Или вот ещё перл Шуйского:
(«Одиссея», 15:57)
ἀγχίμολον δέ σφ' ἠ̃λθε βοὴν ἀγαθὸς Μενέλαοσ,
Шуйский:
Близко к ним подошел Менелай, голосистый в сраженьях,
Эпитет «голосистый в сраженьях» вызывает скорее усмешку, сарказм, юмор, чем уважение к Менелаю. А ведь Гомер даёт этому совершенно другой смысл. У Вересаева эпитет «могучеголосый» более внушителен, чем «голосистый», но и он не совсем точен. У читателя может сложится впечатление, что Менелай всегда гудит как иерихонская труба, то есть, что он постоянно «могучеголосый». А у Гомера указана конкретная ситуация, при которой Менелай проявляет свой могучий голос, а именно в сражениях, в бою, когда вызывает врага на бой, когда сам устремляется на врага. Конечно, это трудно перевести на русский язык одним словом. Шуйский хотя и указывает на ситуацию «сражений», но употребляет совершенно неуместное слово: «голосистый».
В этой связи Жуковский перевёл по смыслу более точно и понятно для читателя, хотя он лишь намекает на голос Менелая: «вызыватель». Конечно, само слово «вызыватель» как бы просторечное, не совсем литературное, и не точно отражает громкий голос Менелая. Но по смыслу «вызыватель в сраженье» всё-таки более подходит, чем просто «могучеголосый», и уж тем более «голосистый в сраженьях».

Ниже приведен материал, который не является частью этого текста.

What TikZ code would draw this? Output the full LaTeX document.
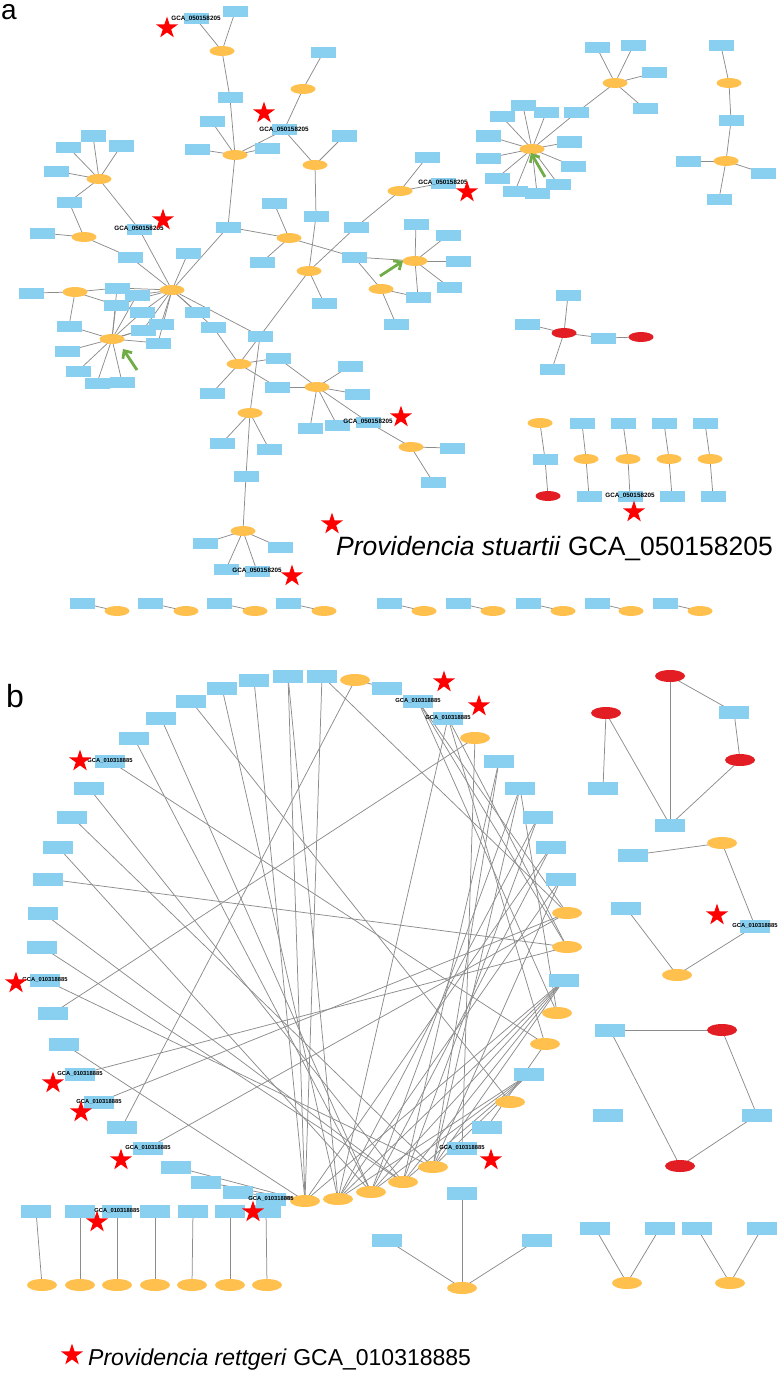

Что же касается самого словосочетания «βον ἀγαθὸς», то его можно было бы без ошибки перевести и как «славный в бою, храбрый в бою», но переводчики перевели каждое слово отдельно, а «βον» как раз говорит о голосе, поэтому смысл несколько меняется. Более близок к точной передаче смысла здесь, на мой взгляд, все-таки Жуковский. Сам я переводил это словосочетание по-разному.